Published: July 5, 2019

The General Rata Protection Regulations signed into law by the European Union is celebrating its first birthday. According to the attendant analysis by CNET, the nascent regs have accomplished much in just 12 months.

As of its first anniversary (May 25), citizens, privacy groups and others filed nearly 150,000 complaints in the first year of the regs (complaints can be filed by anyone).

Companies reported nearly 90,000 data breaches, which they are obligated to report within 72 hours of their occurrence (contrast that with how long it takes US companies to report data breaches, if they do it at all).

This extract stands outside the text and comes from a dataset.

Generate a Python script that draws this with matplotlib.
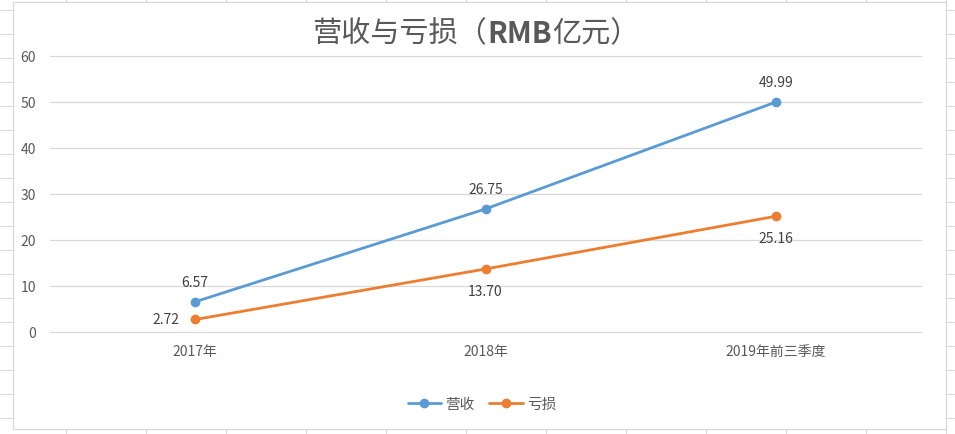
import numpy as np
import matplotlib.pyplot as plt
from matplotlib.lines import Line2D
from matplotlib.patches import Rectangle
from matplotlib.transforms import offset_copy

plt.rcParams['font.family'] = ['Noto Sans CJK SC', 'DejaVu Sans']

categories = ["2017年", "2018年", "2019年前三季度"]
revenue = [6.57, 26.75, 49.99]
loss = [2.72, 13.70, 25.16]
y_ticks = [0, 10, 20, 30, 40, 50, 60]

W, H = 955, 435
fig = plt.figure(figsize=(W / 100, H / 100), dpi=100)
fig.patch.set_facecolor("white")

# spreadsheet cells behind the chart
grid_c = "#dadada"
for gx in range(66, W, 80):
    fig.add_artist(Line2D([gx / W, gx / W], [0, 1], color=grid_c, lw=0.75, zorder=0))
for gy in range(11, H, 24):
    fig.add_artist(Line2D([0, 1], [1 - gy / H, 1 - gy / H], color=grid_c, lw=0.75, zorder=0))

# chart area
fig.add_artist(Rectangle((12.5 / W, 1 - 430 / H), (946 - 12.5) / W, (430 - 2.5) / H,
                         facecolor="white", edgecolor="#d9d9d9", lw=0.9, zorder=1))

ax = fig.add_axes([50 / W, 102 / H, 871 / W, 276 / H], zorder=2)
ax.patch.set_alpha(0)
x = np.arange(len(categories))
blue, orange = "#5B9BD5", "#ED7D31"
ax.plot(x, revenue, color=blue, lw=2.0, marker="o", markersize=6, label="营收",
        solid_capstyle="round", zorder=3)
ax.plot(x, loss, color=orange, lw=2.0, marker="o", markersize=6, label="亏损",
        solid_capstyle="round", zorder=3)

ax.set_xlim(-0.5, 2.5)
ax.set_ylim(0, 60)
ax.set_yticks(y_ticks)
ax.set_xticks(x)
ax.set_xticklabels(categories)
ax.tick_params(length=0, labelsize=10, labelcolor="#595959")
ax.tick_params(axis="y", pad=10)
ax.tick_params(axis="x", pad=9)
for s in ax.spines.values():
    s.set_visible(False)
ax.yaxis.grid(True, color="#d9d9d9", lw=0.9)
for gl in ax.get_ygridlines():
    gl.set_clip_on(False)
ax.set_axisbelow(True)

lab_c = "#404040"
for i, v in enumerate(revenue):
    ax.annotate(f"{v:.2f}", (x[i], v), xytext=(0, 14.5), textcoords="offset points",
                ha="center", va="center", fontsize=10, color=lab_c)
for i, v in enumerate(loss):
    if i == 0:
        ax.annotate(f"{v:.2f}", (x[i], v), xytext=(-21, 0), textcoords="offset points",
                    ha="center", va="center", fontsize=10, color=lab_c)
    else:
        ax.annotate(f"{v:.2f}", (x[i], v), xytext=(0, -15.5), textcoords="offset points",
                    ha="center", va="center", fontsize=10, color=lab_c)

# title with bold RMB, pieces laid out left to right
title_parts = [("营收与亏损（", "normal"), ("RMB", "bold"), ("亿元）", "normal")]
renderer = fig.canvas.get_renderer()
pieces = []
total = 0
for s, wt in title_parts:
    t = fig.text(0, 1 - 34 / H, s, ha="left", va="center", fontsize=21,
                 color="#595959", fontweight=wt, zorder=3)
    w = t.get_window_extent(renderer).width
    pieces.append((t, w))
    total += w
x0 = 476 - total / 2
for t, w in pieces:
    t.set_x(x0 / W)
    x0 += w

fig.legend(loc="center", bbox_to_anchor=(482 / W, 1 - 405 / H), ncol=2, frameon=False,
           fontsize=10.5, labelcolor="#595959", handlelength=2.3, columnspacing=1.0,
           handletextpad=0.3)

fig.savefig("out.png", dpi=100)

Fines, however, have not been all that massive. If you recall, a GDPR fine can be up to 4% of annual company worldwide revenue, but fines to this point have not approached that paralyzing figure. In fact, the only truly large fine has been the hit that Google took for 50 million euros (sort of like one of us being fined 75 cents).

Other fines include a Portuguese hospital for 400,000 euros, a Polish data processor for 220,000 euros, and a German chat app aimed at children for 20,000 euros.

But maybe the biggest fines are yet to come. All the big data players are under investigation or other threat by someone. Ireland, for instance, is investigating Google. And the new enforcement infrastructure needs to flesh itself out in methodology and personnel before it can establish go-to patterns of investigation and enforcement. That go-slow approach was delineated in statements by several EU officials.

As important as the actions of the regs are in the EU and any company that does business in the EU, the impact on both the conversation around privacy and the implementation of regs around the globe may be of equal or greater importance.

In the US, California has already passed data privacy regulations patterned after GDPR, and other states and Congress are looking at the topic. Every website now has to comply with GDPR.

Countries including Brazil, Japan, South Korea and India are looking into enacting similar laws.